Hamba Tuhan Terdikotomi?
Dikotomi Hamba Tuhan sebagai profesi dan panggilan memang sangat dihindarkan pada kehidupan masa kini. Dikotomi ini seringkali mengarahkan kepada perdebatan tentang boleh tidaknya Hamba Tuhan mempunyai pekerjaan sampingan. Ada beragam sikap dan pandangan tentang hal ini. Yang pro mengatakan Hamba Tuhan tidak boleh berbisnis. Statement ini disertai dengan argument-argumen dan ayat-ayat Alkitab yang mendukung (dijadikan pendukung). Sedangkan yang kontra menyatakan it’s ok Hamba Tuhan berbisnis. Statement ini tentunya juga di dukung oleh dan dengan berbagai argument. Perdebatan semacam ini memang seperti pertanyaan mana yang lebih dulu, telur atau ayam.
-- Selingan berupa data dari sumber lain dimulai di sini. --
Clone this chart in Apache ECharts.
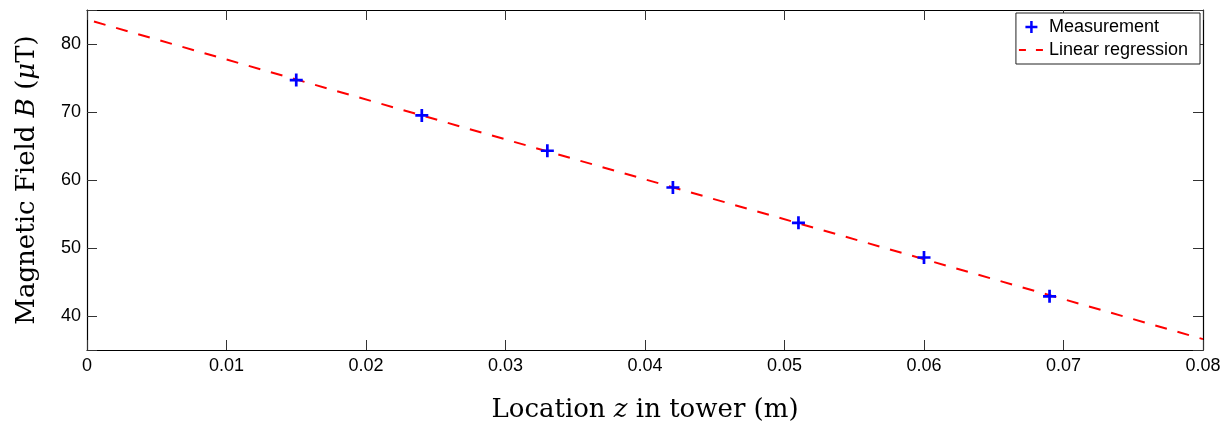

Sebagai seorang awam, saya berpendapat, baik-baik saja jika seorang Hamba Tuhan mempunyai pekerjaan sampingan. Akan tetapi, kriterianya juga harus jelas. Jika jemaat memang terbukti secara obyektif belum bisa memberikan tunjangan hidup yang layak maka Hamba Tuhan bisa melakukan hal lain untuk menambah biaya pemenuhan kebutuhan keluarganya. Bagi yang kontra, hal semacam ini cenderung diartikan sebagai tidak mengandalkan dan beriman kepada Kristus. Ini sebenarnya adalah sebuah ketakutan besar. Yang kontra takut proses “mencari di tempat lain” bisa menggerogoti dan pada akhirnya menghilangkan panggilan kenabian seseorang. Ketakutan ini, bagi saya kurang beralasan. Bukankah tidak jarang orang-orang yang sudah berada dalam posisi mapan juga kehilangan panggilan. Bukankah Paulus, juga harus menjadi tukang tenda untuk menghidupi dirinya. Bagi Paulus, jauh lebih baik tidak menjadi beban bagi jemaat yang dilayani. Apakah dengan berprofesi sebagai tukang tenda panggilan Paulus hilang? Tidak sama sekali! Intinya adalah, kita sendirilah yang paling mengetahui apakah panggilan kita sedang bergeser menjadi sebuah profesi dalam pengertian yang sempit karena berbagai alasan.

What Now
Jika kita bolak-balikkan pertanyaan, apakah Hamba Tuhan panggilan atau profesi ataukah profesi yang didasari oleh panggilan, jawabannya tentu sangat variatif. Tidak pernah salah kalau kita menyebut Hamba Tuhan sebagai profesi karena faktanya di dalam Kartu Tanda Penduduk yang ditulis adalah pekerjaan: Rohaniwan. Yang penting dan yang terutama adalah kita tidak terkungkung oleh pertanyaan-pertanyaan dan retorika-retorika yang diajukan oleh oranglain tentunya dengan alasan dan tujuannya sendiri-sendiri. Alasan dibalik pertanyaan semacam itu tidak selalu negative. Banyak juga orang yang menjadi sadar diri setelah kepadanya diajukan pertanyaan ini.
Yang terpenting bukan mana yang lebih besar dan utama, pakah profesi lebih besar dari panggilan ataukah sebaliknya. Yang utama adalah seberapa besar komitmen kita terhadap panggilan untuk menyuarakan panggilan dan seruan kenabian yang telah Allah berikan kepada kita. Selain itu, apakah semangat zaman yang semakin materialistis ini mampu mengaburkan bahkan menyimpangkan kita dari jalur dan jalan panggilan kita itu yang perlu kita tanyakan kepada diri kita sendiri. Berputar-putar dalam retorika hanya akan membuat kita terkungkung dan stagnan. Yang paling penting dan utama adalah bertindak mewujudkan panggilan! Act sounds louder than words.